> [What is expected]
Out of the lines below, please list those that hold the string "code".

> [Data rows]
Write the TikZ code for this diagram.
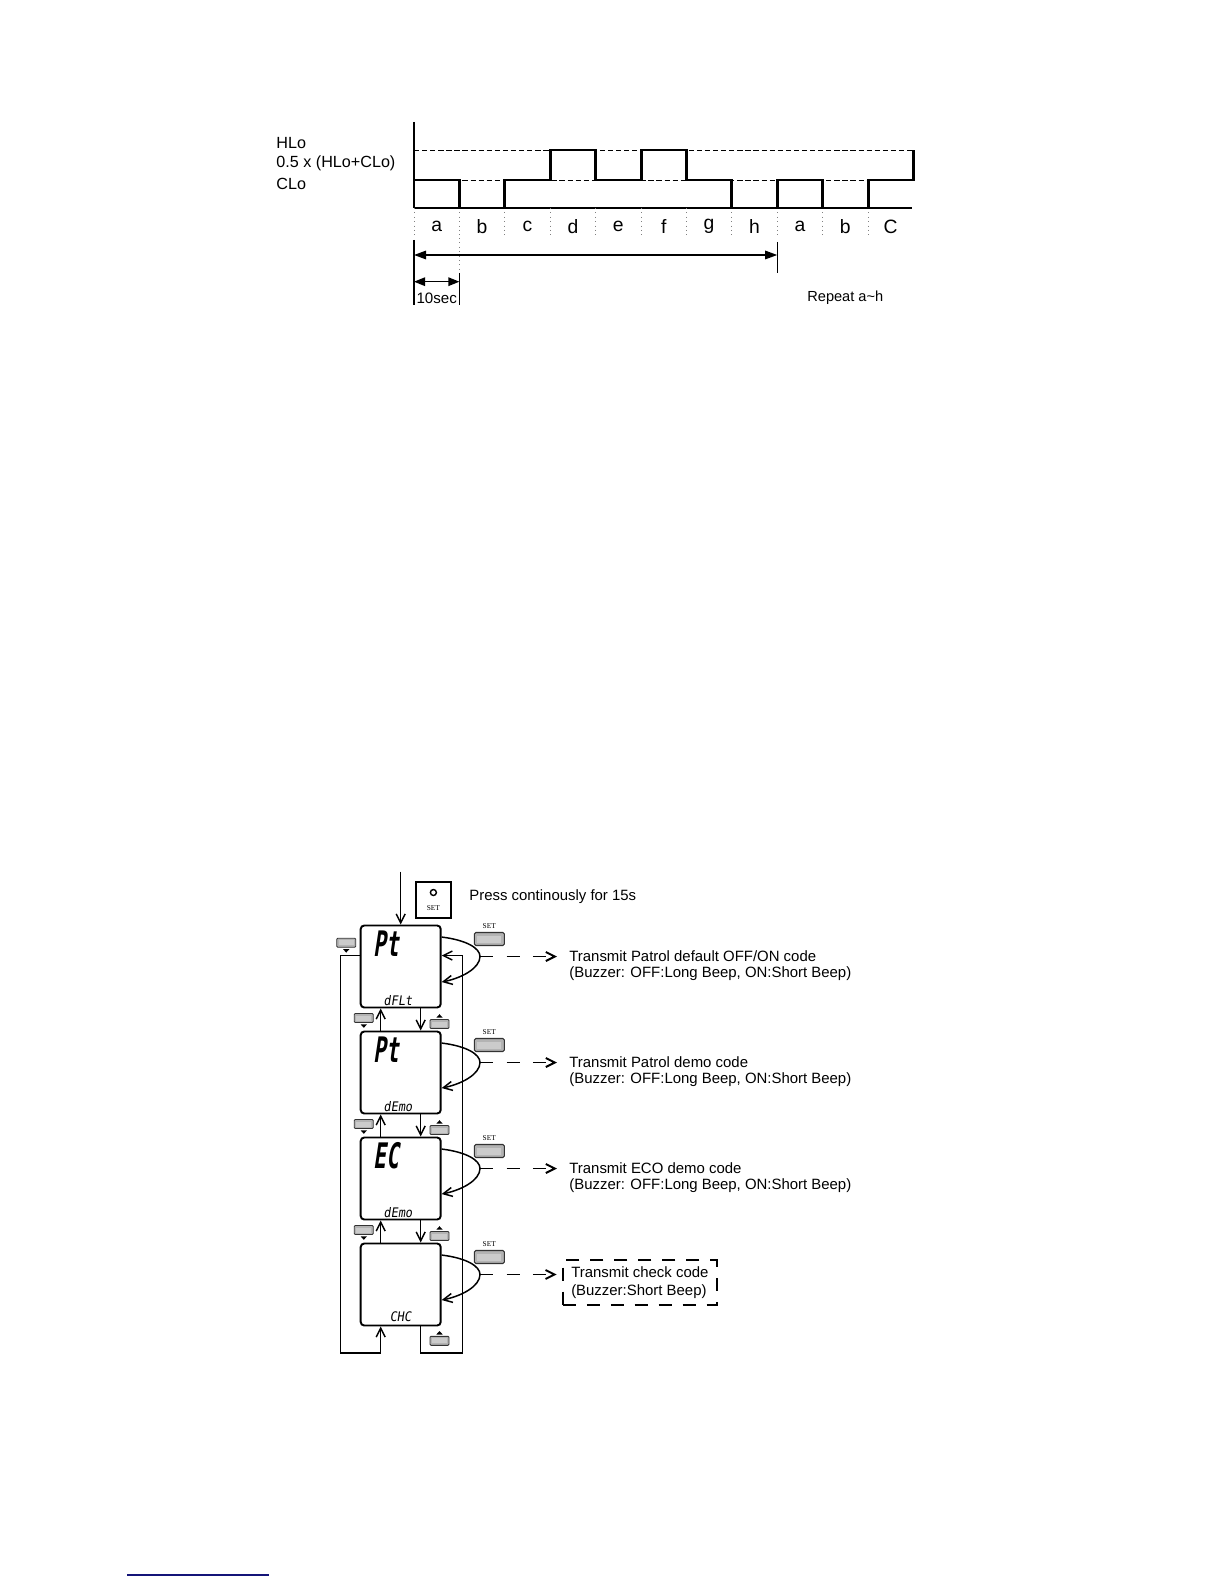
\documentclass[tikz,border=0pt]{standalone}
\usepackage{fontspec}
\setmainfont{Liberation Sans}
\newfontfamily\setfont{Liberation Serif}
\newfontfamily\lcdbig{DejaVu Sans Mono}[FakeSlant=0.15,FakeStretch=0.6]
\newfontfamily\lcdsmall{DejaVu Sans Mono}[FakeSlant=0.15,FakeStretch=0.9]
\usetikzlibrary{arrows.meta,positioning}
\definecolor{linknavy}{RGB}{20,20,120}
\definecolor{keygray}{RGB}{160,160,160}

\tikzset{
  lcdbox/.style={draw, line width=1.1pt, rounded corners=0.07cm,
    minimum width=1.6cm, minimum height=1.64cm, inner sep=0pt},
  conn/.style={line width=0.85pt},
  barb/.style={-{Straight Barb[length=1.8mm,width=1.8mm]}},
  dashline/.style={line width=1.1pt, dash pattern=on 0.26cm off 0.27cm,
    -{Straight Barb[length=1.8mm,width=1.8mm]}},
  txt/.style={font=\fontsize{8.5}{10.4}\selectfont, inner sep=0pt},
  lbl/.style={font=\fontsize{11}{11}\selectfont, inner sep=0pt},
  setlbl/.style={font=\setfont\fontsize{4.2}{4.2}\selectfont, inner sep=0pt},
  bigdigit/.style={font=\lcdbig\bfseries\fontsize{20}{20}\selectfont, inner sep=0pt},
  smalldigit/.style={font=\lcdsmall\fontsize{7.5}{7.5}\selectfont, inner sep=0pt},
  % small keys drawn beside the display
  setkey/.pic={
    \node[setlbl] at (0,-13.3) {SET};
    \draw[black!80, fill=keygray!80, rounded corners=0.03cm, line width=0.6pt]
      (-15,-6.5) rectangle (15,6.5);
    \fill[keygray!55] (-12,-3.5) rectangle (12,3.5);
  },
  downkey/.pic={
    \draw[black!80, fill=keygray!80, rounded corners=0.02cm, line width=0.5pt]
      (-9.5,-4.5) rectangle (9.5,4.5);
    \fill[keygray!55] (-7.5,-2.5) rectangle (7.5,2.5);
    \fill (-3.2,6.3) -- (3.2,6.3) -- (0,9.8) -- cycle;
  },
  upkey/.pic={
    \draw[black!80, fill=keygray!80, rounded corners=0.02cm, line width=0.5pt]
      (-9.5,-4.5) rectangle (9.5,4.5);
    \fill[keygray!55] (-7.5,-2.5) rectangle (7.5,2.5);
    \fill (-3.2,-6.3) -- (3.2,-6.3) -- (0,-9.8) -- cycle;
  }
}

\begin{document}
\begin{tikzpicture}[x=0.02cm, y=-0.02cm]
\useasboundingbox (0,0) rectangle (1224,1584);

% level chart
\node[font=\fontsize{9.2}{9.2}\selectfont, anchor=west, inner sep=0pt] (hlo) at (276,143) {HLo};
\node[font=\fontsize{9.2}{9.2}\selectfont, anchor=west, inner sep=0pt] (mid) at (276,163) {0.5 x (HLo+CLo)};
\node[font=\fontsize{9.2}{9.2}\selectfont, anchor=west, inner sep=0pt] (clo) at (276,184) {CLo};
\draw[line width=0.9pt] (414,122) -- (414,208);
\draw[line width=0.6pt] (414,208) -- (912,208);
\draw[line width=0.5pt, dash pattern=on 3pt off 1.6pt] (414,150) -- (913.4,150);
\draw[line width=0.5pt, dash pattern=on 3pt off 1.6pt] (414,180) -- (913.4,180);
\foreach \i in {0,...,10}
  \draw[gray, line width=0.5pt, dotted] (414+45.4*\i,208) -- (414+45.4*\i,238);
\draw[line width=1.7pt] (414,180) -| (459.4,208) -| (504.8,180) -| (550.2,150)
  -| (595.6,180) -| (641,150) -| (686.4,180) -| (731.8,208) -| (777.2,180)
  -| (822.6,208) -| (868,180) -| (913.4,150);
\foreach \lab [count=\i from 0] in {a,b,c,d,e,f,g,h,a,b,C}
  \node[lbl] (w\i) at (414+45.4*\i+22.7,226.7) {\lab};

\coordinate (rs) at (414,255);
\coordinate (re) at (777.2,255);
\draw[line width=0.8pt] (414,240) -- (414,305);
\draw[line width=0.8pt] (777.2,242) -- (777.2,273);
\draw[gray, line width=0.5pt, dotted] (459.4,238) -- (459.4,273);
\draw[line width=0.8pt] (459.4,273) -- (459.4,305);
\draw[line width=0.8pt, {Triangle[length=2.4mm,width=1.7mm]}-{Triangle[length=2.4mm,width=1.7mm]}] (rs) -- (re);
\coordinate (ts) at (414,281.7);
\coordinate (te) at (459.4,281.7);
\draw[line width=0.8pt, {Triangle[length=2.2mm,width=1.7mm]}-{Triangle[length=2.2mm,width=1.7mm]}] (ts) -- (te);
\node[font=\fontsize{8.6}{8.6}\selectfont, inner sep=0pt] (tensec) at (436.7,298) {10sec};
\node[font=\fontsize{8.3}{8.3}\selectfont, inner sep=0pt, anchor=west] (rep) at (807,298) {Repeat a\textasciitilde h};

% setting menu
\node[draw, line width=1.3pt, minimum width=0.7cm, minimum height=0.72cm, inner sep=0pt] (setbig) at (433.4,900) {};
\draw[line width=0.8pt] ([yshift=0.15cm]setbig.center) circle (0.06cm);
\node[setlbl] at ([yshift=-0.16cm]setbig.center) {SET};
\node[txt, anchor=west] (press) at (469,897) {Press continously for 15s};

\node[lcdbox] (b1) at (400.7,966.5) {};
\node[lcdbox] (b2) at (400.7,1072.5) {};
\node[lcdbox] (b3) at (400.7,1178.5) {};
\node[lcdbox] (b4) at (400.7,1284.5) {};

\node[bigdigit] (d1) at (386,943.2) {Pt};
\node[bigdigit] (d2) at (386,1049.2) {Pt};
\node[bigdigit] (d3) at (386,1155.2) {EC};
\node[smalldigit] (s1) at (398,1000.5) {dFLt};
\node[smalldigit] (s2) at (398,1106.5) {dEmo};
\node[smalldigit] (s3) at (398,1212.5) {dEmo};
\node[smalldigit] (s4) at (400.5,1316.5) {CHC};

\coordinate (start) at (400.7,871.7);
\draw[conn,barb] (start) -- (b1.north);

\foreach \a/\b in {b1/b2,b2/b3,b3/b4} {
  \draw[conn,barb] ([xshift=-0.4cm]\b.north) -- ([xshift=-0.4cm]\a.south);
  \draw[conn,barb] ([xshift=0.4cm]\a.south) -- ([xshift=0.4cm]\b.north);
}

\coordinate (lloop) at (340.7,1353);
\coordinate (rloop) at (462.7,1353);
\draw[conn,barb] ([yshift=-0.62cm]b1.north west) -| (lloop) -| ([xshift=-0.4cm]b4.south);
\draw[conn,barb] ([xshift=0.4cm]b4.south) |- (rloop) |- ([yshift=-0.62cm]b1.north east);

\pic at (346.2,942.8) {downkey};
\foreach \n in {0,1,2} {
  \pic at (363.8,1018+106*\n) {downkey};
  \pic at (439.5,1024+106*\n) {upkey};
}
\pic at (439.5,1340.8) {upkey};

\foreach \n in {1,...,4} {
  \pic at (489.3,939+106*\n-106) {setkey};
  \coordinate (k\n) at (480,956.5+106*\n-106);
  \draw[conn,barb] ([yshift=-0.25cm]b\n.north east)
    .. controls (466,940+106*\n-106) and (480,948+106*\n-106) .. (k\n)
    .. controls (480,968+106*\n-106) and (462,978+106*\n-106) .. ([yshift=-1.15cm]b\n.north east);
}

\node[txt, anchor=west] (t1) at (569,956.5) {Transmit Patrol default OFF/ON code};
\node[txt, anchor=west] (u1) at (569,974) {(Buzzer: OFF:Long Beep, ON:Short Beep)};
\node[txt, anchor=west] (t2) at (569,1062.5) {Transmit Patrol demo code};
\node[txt, anchor=west] (u2) at (569,1080) {(Buzzer: OFF:Long Beep, ON:Short Beep)};
\node[txt, anchor=west] (t3) at (569,1168.5) {Transmit ECO demo code};
\node[txt, anchor=west] (u3) at (569,1186) {(Buzzer: OFF:Long Beep, ON:Short Beep)};
\node[txt, anchor=west, align=left, draw, line width=1.2pt,
  dash pattern=on 0.26cm off 0.22cm, inner xsep=0.17cm, inner ysep=0.12cm]
  (t4) at (561.7,1282.5) {Transmit check code\\(Buzzer:Short Beep)};

\foreach \n in {1,2,3}
  \draw[dashline, shorten >=0.24cm] (k\n) -- (k\n -| t\n.west);
\draw[dashline, shorten >=0.1cm] (k4) -- (k4 -| t4.west);

\draw[linknavy, line width=0.8pt] (127,1575) -- (269,1575);
\end{tikzpicture}
\end{document}
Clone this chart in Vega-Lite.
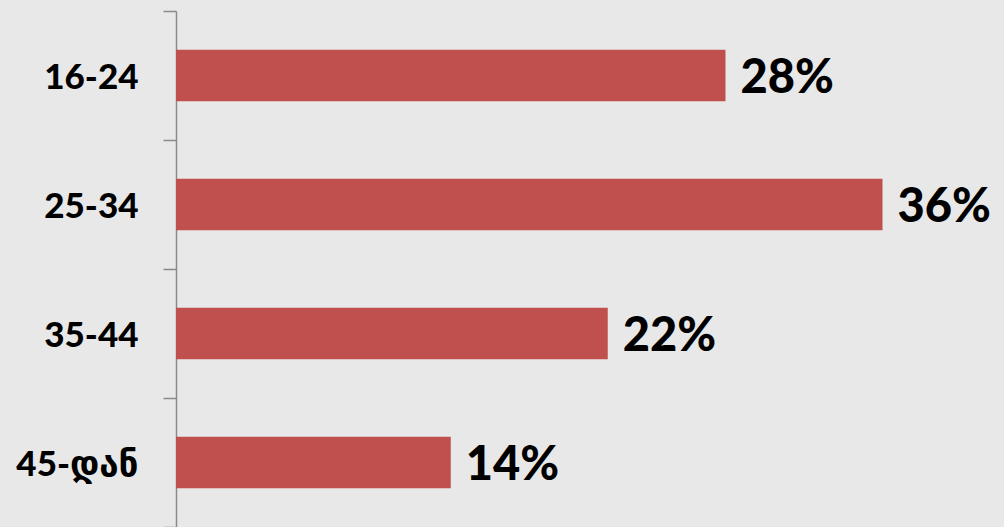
{
  "$schema": "https://vega.github.io/schema/vega-lite/v6.json",
  "autosize": {"type": "none"},
  "width": 785,
  "height": 516,
  "padding": {"left": 176, "top": 11, "right": 43, "bottom": 0},
  "background": "#e8e8e8",
  "config": {"view": {"stroke": null}},
  "data": {
    "values": [
      {"age": "16-24", "pct": 28, "label": "28%"},
      {"age": "25-34", "pct": 36, "label": "36%"},
      {"age": "35-44", "pct": 22, "label": "22%"},
      {"age": "45-დან", "pct": 14, "label": "14%"}
    ]
  },
  "encoding": {
    "y": {
      "field": "age",
      "type": "nominal",
      "sort": null,
      "scale": {"paddingInner": 0, "paddingOuter": 0},
      "axis": {
        "title": null,
        "tickBand": "extent",
        "domainColor": "#8a8a8a",
        "domainWidth": 1.5,
        "tickColor": "#8a8a8a",
        "tickWidth": 1.5,
        "tickSize": 13,
        "labelPadding": 25,
        "labelFont": "Lato, DejaVu Sans",
        "labelFontSize": 35,
        "labelFontWeight": 900,
        "labelColor": "#000000",
        "labelOffset": 2,
        "grid": false
      }
    },
    "x": {
      "field": "pct",
      "type": "quantitative",
      "scale": {"domain": [0, 40], "nice": false},
      "axis": null
    }
  },
  "layer": [
    {
      "mark": {"type": "bar", "color": "#C0504D", "height": {"band": 0.4}}
    },
    {
      "mark": {
        "type": "text",
        "align": "left",
        "baseline": "middle",
        "dx": 15,
        "dy": 3,
        "font": "Lato, DejaVu Sans",
        "fontSize": 47,
        "fontWeight": 900,
        "color": "#000000"
      },
      "encoding": {"text": {"field": "label"}}
    }
  ]
}
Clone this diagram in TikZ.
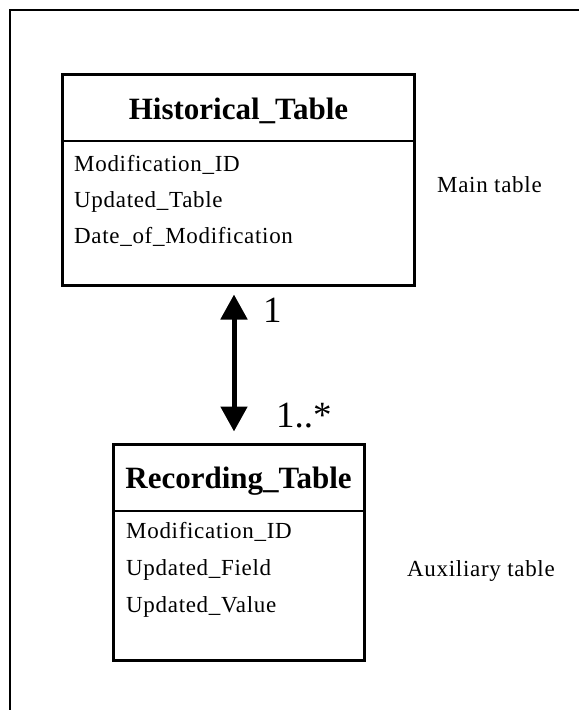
\documentclass[tikz,border=0pt]{standalone}
\usepackage{fontspec}
\setmainfont{Liberation Serif}
\newfontfamily\fieldfamily[LetterSpace=3]{Liberation Serif}
\usetikzlibrary{arrows.meta}
\newcommand{\fieldfont}{\fontsize{23}{25}\selectfont\fieldfamily}
\tikzset{
  tablebox/.style={draw, line width=3pt, inner sep=0pt},
  tabletitle/.style={anchor=base, inner sep=0pt, font=\fontsize{31}{33}\selectfont\bfseries},
  tablefield/.style={anchor=base west, inner sep=0pt, font=\fieldfont},
  mult/.style={anchor=base west, inner sep=0pt, font=\fontsize{37}{40}\selectfont},
  assoc/.style={line width=5pt, {Triangle[width=26pt,length=25pt]}-{Triangle[width=26pt,length=25pt]}}
}

\begin{document}
\begin{tikzpicture}[x=1pt,y=-1pt]
		\useasboundingbox (0,0) rectangle (579,710);
		\draw[line width=1.6pt] (579,10) -- (10,10) -- (10,710);
		%
		\node[tablebox, minimum width=352pt, minimum height=211pt] (hist) at (238.5,180) {};
		\draw[line width=1.5pt] (hist.west |- 0,141) -- (hist.east |- 0,141);
		\node[tabletitle] (histtitle) at (238.5,119) {Historical\_Table};
		\node[tablefield] (histid) at (74,171) {Modification\_ID};
		\node[tablefield] (histtable) at (74,207) {Updated\_Table};
		\node[tablefield] (histdate) at (74,243) {Date\_of\_Modification};
		\node[tablefield] (mainnote) at (437,192) {Main table};
		%
		\node[tablebox, minimum width=251pt, minimum height=216pt] (rec) at (239,552.5) {};
		\draw[line width=1.5pt] (rec.west |- 0,511) -- (rec.east |- 0,511);
		\node[tabletitle] (rectitle) at (238.5,488) {Recording\_Table};
		\node[tablefield] (recid) at (126,538) {Modification\_ID};
		\node[tablefield] (recfield) at (126,575) {Updated\_Field};
		\node[tablefield] (recvalue) at (126,612) {Updated\_Value};
		\node[tablefield] (auxnote) at (407,576) {Auxiliary table};
		%
		\draw[assoc] ([xshift=-4.5pt,yshift=-7.5pt]hist.south) -- ([xshift=-5pt,yshift=11.5pt]rec.north);
		\node[mult] (multone) at (263,322) {1};
		\node[mult] (multmany) at (276,427) {1..*};
	\end{tikzpicture}
\end{document}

> [Task response]
Write the TikZ code for this diagram.
\node[txt, anchor=west] (t1) at (569,956.5) {Transmit Patrol default OFF/ON code};
\node[txt, anchor=west] (t2) at (569,1062.5) {Transmit Patrol demo code};
\node[txt, anchor=west] (t3) at (569,1168.5) {Transmit ECO demo code};
  (t4) at (561.7,1282.5) {Transmit check code\\(Buzzer:Short Beep)};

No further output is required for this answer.